Aircraft Carrier by Matt Morgan

It’s an old Internet joke, but a good one. It takes the form of a transcript of radio communications at sea. The identity of the two sides shifts depending on who’s telling the story- UK and Ireland, Spain and Portugal etc.

What stays the same is that a huge military ship from a powerful imperial nation is told by a little nation’s vessel to change course to prevent a collision.

It refuses and demands the other party change course. The little nation refuses and repeats its demand.
This goes on, with the bluster, threats, refusals from the mega-ship escalating throughout.

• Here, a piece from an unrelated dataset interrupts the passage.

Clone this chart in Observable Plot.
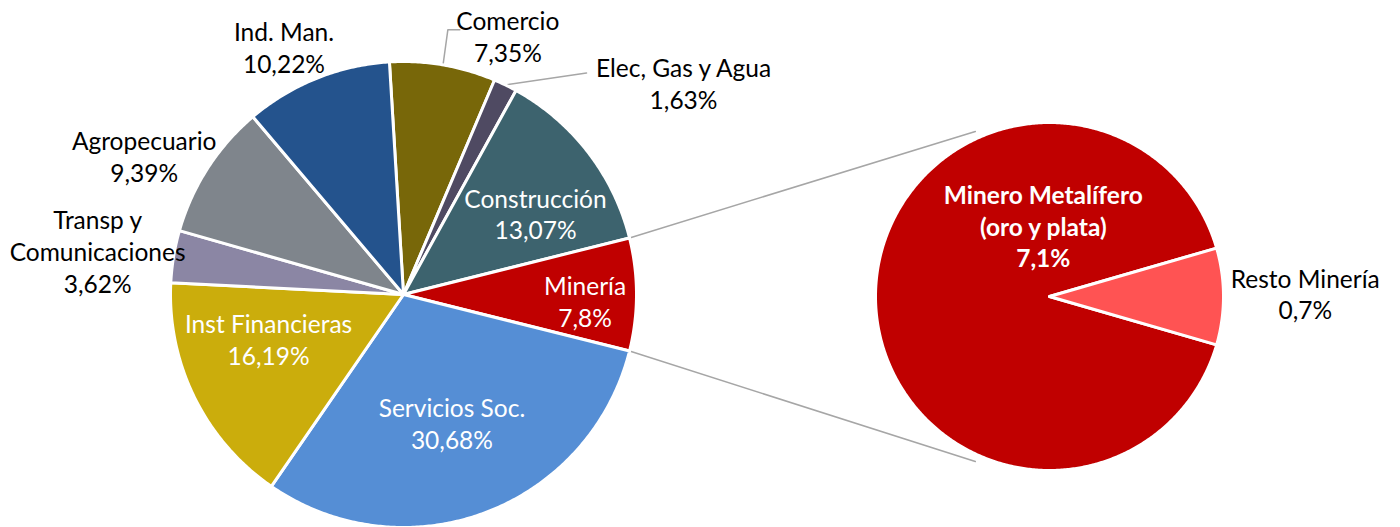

Finally, the empire’s ship simply says it will not change course.

-“We are the most powerful ship that has ever sailed these waves and we will not change course!”

-“We are a lighthouse. Your call.”

This week, the US ship of state seems to have gradually realised it has been playing chicken with the EU lighthouse over Safe Harbour.

Today’s Wall Street Journal says ;

In the past week, the U.S. has provided greater clarity in a draft letter about the limits and safeguards regarding access by national-security services to Europeans’ data, according to people familiar with the talks.

The problem with this as a solution, as anyone who was at the hearing of the Schrems case in the CJEU could attest, is that the EU Commission was strongly questioned by the court about the adequacy of the previous Safe Harbour finding. And that finding was also, in the end, based on a series of letters of reassurance from the US.

The Commission knows that what will satisfy the needs of the CJEU’s ruling is not ‘clarification’ of the US National Security regime. What will be needed for the EU Commission to return to their position that the US provides ‘adequate’ protections for European citizens data is an actual change in US law.

As matters stand, it doesn’t look like these talks can reach an agreement before the deadline of February imposed by Europe’s Data Protection Authorities.

Neither the ship nor the lighthouse want to see what happens when they collide. But, in the end, only one of them can do something to avoid it.